Public officials condemned the "desecration" of monuments to Canadian heroes after some protesters were seen jumping on the Tomb of the Unknown Soldier on Saturday.

ORIGINAL: 7:05 a.m.

Residents of the national capital are again being told to avoid travelling downtown as a convoy of trucks and cars snarl traffic protesting government-imposed vaccine mandates and COVID-19 restrictions.

The truck traffic in the city's core by Parliament Hill has made many streets downtown impassable to vehicles, police say.

Other streets have been closed and local police say they are working to mitigate the impacts of the gridlock on residents and businesses downtown.

It's not clear when the convoy of vehicles plans to end their park-in protest as some protesters have vowed not to move until all their demands are met.

Sitting in his truck, Scott Ocelak said he was warned he was locked into his spot until Sunday, but planned to stay until Tuesday at the latest.

The demonstration was initially aimed at denouncing vaccine mandates for truck drivers crossing the Canada-U.S. border, but the movement has morphed into a protest against a variety of COVID-19 restrictions and Prime Minister Justin Trudeau's government.

"Everyone's united and we just needed a spark, and this is the spark that we needed," Ocelak said Saturday. "We're all on board and we're all here together.
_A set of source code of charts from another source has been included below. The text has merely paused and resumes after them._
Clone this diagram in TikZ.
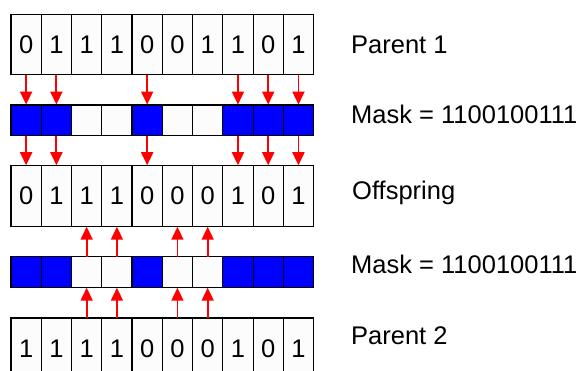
\documentclass[tikz,border=0pt]{standalone}
\usepackage{fontspec}
\setmainfont{Liberation Sans}
\usetikzlibrary{arrows.meta}
\definecolor{maskblue}{RGB}{0,0,255}
\definecolor{arrowred}{RGB}{255,0,0}
\definecolor{cellwhite}{RGB}{253,252,252}
\tikzset{
  bitcell/.style={draw=black, line width=1.1pt, fill=cellwhite, inner sep=0pt, outer sep=0pt,
    minimum width=30.26pt, minimum height=60.5pt, font=\fontsize{25.5}{25.5}\selectfont},
  maskcell/.style={draw=black, line width=1.1pt, inner sep=0pt, outer sep=0pt,
    minimum width=30.26pt, minimum height=30.5pt},
  on/.style={maskcell, fill=maskblue},
  off/.style={maskcell, fill=cellwhite},
  label/.style={anchor=west, inner sep=0pt, font=\fontsize{25.5}{25.5}\selectfont},
  arr/.style={draw=arrowred, line width=1.8pt, -{Triangle[length=13pt,width=12pt]}, shorten >=0.5pt}
}
\begin{document}
\begin{tikzpicture}[x=1pt,y=-1pt]
\useasboundingbox (0,0) rectangle (581,371);
\fill[white] (0,0) rectangle (581,371);

% Parent 1
\foreach \b [count=\i] in {0,1,1,1,0,0,1,1,0,1}
  \node[bitcell] (p1-\i) at ({11+30.26*(\i-0.5)},44.5) {\b};
% Mask (top)
\foreach \m [count=\i] in {on,on,off,off,on,off,off,on,on,on}
  \node[\m] (m1-\i) at ({11+30.26*(\i-0.5)},120.3) {};
% Offspring
\foreach \b [count=\i] in {0,1,1,1,0,0,0,1,0,1}
  \node[bitcell] (o-\i) at ({11+30.26*(\i-0.5)},196) {\b};
% Mask (bottom)
\foreach \m [count=\i] in {on,on,off,off,on,off,off,on,on,on}
  \node[\m] (m2-\i) at ({11+30.26*(\i-0.5)},272) {};
% Parent 2
\foreach \b [count=\i] in {1,1,1,1,0,0,0,1,0,1}
  \node[bitcell] (p2-\i) at ({11+30.26*(\i-0.5)},348.3) {\b};

% Genes taken from parent 1 where the mask bit is 1
\foreach \i in {1,2,5,8,9,10} {
  \draw[arr] (p1-\i.south) -- (m1-\i.north);
  \draw[arr] (m1-\i.south) -- (o-\i.north);
}
% Genes taken from parent 2 where the mask bit is 0
\foreach \i in {3,4,6,7} {
  \draw[arr] (p2-\i.north) -- (m2-\i.south);
  \draw[arr] (m2-\i.north) -- (o-\i.south);
}

% Row labels
\node[label] (l1) at (351,45) {Parent 1};
\node[label] (l2) at (351,114.5) {Mask = 1100100111};
\node[label] (l3) at (352,193) {Offspring};
\node[label] (l4) at (351,264.5) {Mask = 1100100111};
\node[label] (l5) at (351,336) {Parent 2};
\end{tikzpicture}
\end{document}
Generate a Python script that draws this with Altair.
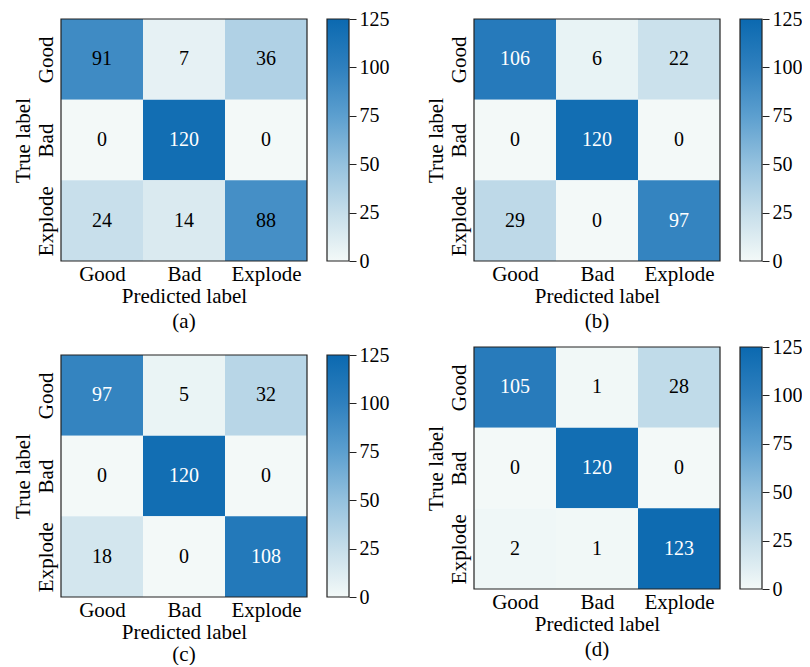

It's end all mandates for everybody."

A memo being pushed by Canada Unity, the group that mainly planned the convoy, unlawfully demands Gov. Gen. Mary Simon and the Senate force federal and provincial governments to lift all COVID-19 restrictions, including vaccine mandates. It does not mention truckers, and was initially sent to the Senate and Simon on Dec. 11.

"They need to listen and they say they're not going to listen, they're not going to change," said Eric Simmons, who drove in from Oshawa, Ont., to see the protest up close.

"People are losing their jobs because they don't want to get the vaccine. I don't want the vaccine."

The vast majority of truck drivers are vaccinated. The Canadian Trucking Alliance has previously estimated about 10 per cent of drivers were affected when vaccinations became a requirement to cross the Canada-U.S. border this month.

The mood Saturday was largely peaceful and jovial, with the smell of marijuana wafting alongside an airing of conspiracy theories about vaccines themselves. Police says there were no incidents of violence or injuries reported on Saturday, but are planning to maintain a heavy presence Sunday.

Events Saturday were tarred by protestors who jumped on the Tomb of the Unknown Soldier, and others who fastened an inverted Canadian flag and anti-vaccine sign to a statue of Terry Fox. Both actions generated vocal denunciations.

Condemnations also poured in from federal politicians of all stripes against protesters seen carrying Confederate flags, as well as flags and signs bearing Nazi symbols and slogans.

One such Nazi image was captured in the background of a television interview with Conservative MP Michael Cooper.

The mayors of the two towns overlapping his Alberta riding, Edmonton Mayor Amarjeet Sohi and St. Albert Mayor Cathy Heron, in a joint statement called on Cooper to apologize for "his behaviour and lack of judgment."

In a statement late Saturday, Cooper said he didn't know someone "with whom I'm not associated" was flying a Canadian flag with a swastika drawn on it "some distance behind my back" as he did a television interview.

He said he condemns Nazism and said whoever flew the flag with the symbol "should be eternally ashamed," adding that the person didn't represent those who acted responsibly whom Cooper supported.

Fellow Alberta Conservative Damien Kurek was also at the protest Saturday and in a tweet condemned "any signs of hate, antisemitism, or disrespect." He wrote that many protestors he spoke with believed those signs "are disgraceful and don’t represent those involved."